• EXERCISE PROMPT: Starting from the top of the material, restate each line exactly until the line that contains "x_ticks = [1, 10, 100, 1000, 10000]", which is also copied. Pictures are excluded.

• GIVEN DATA:
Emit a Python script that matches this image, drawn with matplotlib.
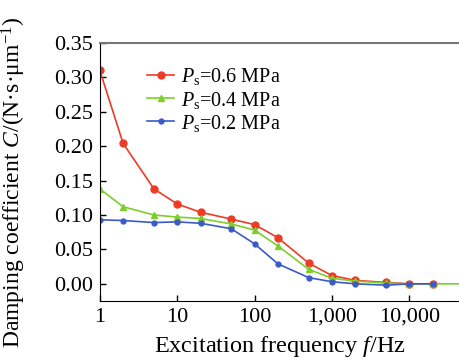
import matplotlib.pyplot as plt
import matplotlib.ticker as mticker

plt.rcParams['font.family'] = ['Liberation Serif', 'DejaVu Serif']
plt.rcParams['mathtext.fontset'] = 'custom'
plt.rcParams['mathtext.rm'] = 'Liberation Serif'
plt.rcParams['mathtext.it'] = 'Liberation Serif:italic'

# Data
freq = [1, 2, 5, 10, 20, 50, 100, 200, 500, 1000, 2000, 5000, 10000, 20000]
freq_green = freq + [50000]
c_06 = [0.310, 0.204, 0.138, 0.116, 0.104, 0.094, 0.086, 0.067, 0.030, 0.012, 0.005, 0.002, 0.000, 0.000]
c_04 = [0.138, 0.112, 0.100, 0.097, 0.095, 0.087, 0.078, 0.055, 0.021, 0.008, 0.004, 0.001, 0.000, 0.000, 0.000]
c_02 = [0.093, 0.092, 0.089, 0.090, 0.088, 0.080, 0.058, 0.029, 0.009, 0.003, 0.000, -0.002, 0.000, 0.000]

labels = ['$P_{\\mathrm{s}}$=0.6 MPa', '$P_{\\mathrm{s}}$=0.4 MPa', '$P_{\\mathrm{s}}$=0.2 MPa']
y_ticks = [0.00, 0.05, 0.10, 0.15, 0.20, 0.25, 0.30, 0.35]
x_ticks = [1, 10, 100, 1000, 10000]

fig = plt.figure(figsize=(4.6, 3.64), dpi=100)
ax = fig.add_axes([0.217, 0.173, 0.783, 0.709])

ax.plot(freq, c_06, color='#ee3b26', marker='o', markersize=5, lw=1.2, label=labels[0])
ax.plot(freq_green, c_04, color='#7ccf2a', marker='^', markersize=4, lw=1.2, label=labels[1])
ax.plot(freq, c_02, color='#3a5ac8', marker='o', markersize=3.5, lw=1.2, label=labels[2])

ax.set_xscale('log')
ax.set_xlim(1, 45000)
ax.set_ylim(-0.025, 0.35)
ax.set_xticks(x_ticks)
ax.xaxis.set_major_formatter(mticker.FuncFormatter(lambda v, p: f'{int(v):,}'))
ax.xaxis.set_minor_locator(mticker.NullLocator())
ax.set_yticks(y_ticks)
ax.set_yticklabels([f'{v:.2f}' for v in y_ticks])
ax.tick_params(direction='in', length=4, labelsize=16, pad=5, width=1)

ax.spines['right'].set_visible(False)
ax.spines['top'].set_color('#777777')
ax.spines['top'].set_linewidth(1.5)

ax.set_xlabel('Excitation frequency $f$/Hz', fontsize=17.5, labelpad=5)
ax.set_ylabel('Damping coefficient $C$/(N·s·μm$^{-1}$)', fontsize=17)
ax.yaxis.set_label_coords(-0.2, 0.46)

ax.legend(loc='upper left', bbox_to_anchor=(0.11, 0.94), frameon=False, fontsize=14.5,
          handlelength=1.3, handletextpad=0.35, labelspacing=0.1, borderaxespad=0)

fig.savefig('out.png', dpi=100)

• TASK OUTPUT:
Emit a Python script that matches this image, drawn with matplotlib.
import matplotlib.pyplot as plt
import matplotlib.ticker as mticker

plt.rcParams['font.family'] = ['Liberation Serif', 'DejaVu Serif']
plt.rcParams['mathtext.fontset'] = 'custom'
plt.rcParams['mathtext.rm'] = 'Liberation Serif'
plt.rcParams['mathtext.it'] = 'Liberation Serif:italic'

# Data
freq = [1, 2, 5, 10, 20, 50, 100, 200, 500, 1000, 2000, 5000, 10000, 20000]
freq_green = freq + [50000]
c_06 = [0.310, 0.204, 0.138, 0.116, 0.104, 0.094, 0.086, 0.067, 0.030, 0.012, 0.005, 0.002, 0.000, 0.000]
c_04 = [0.138, 0.112, 0.100, 0.097, 0.095, 0.087, 0.078, 0.055, 0.021, 0.008, 0.004, 0.001, 0.000, 0.000, 0.000]
c_02 = [0.093, 0.092, 0.089, 0.090, 0.088, 0.080, 0.058, 0.029, 0.009, 0.003, 0.000, -0.002, 0.000, 0.000]

labels = ['$P_{\\mathrm{s}}$=0.6 MPa', '$P_{\\mathrm{s}}$=0.4 MPa', '$P_{\\mathrm{s}}$=0.2 MPa']
y_ticks = [0.00, 0.05, 0.10, 0.15, 0.20, 0.25, 0.30, 0.35]
x_ticks = [1, 10, 100, 1000, 10000]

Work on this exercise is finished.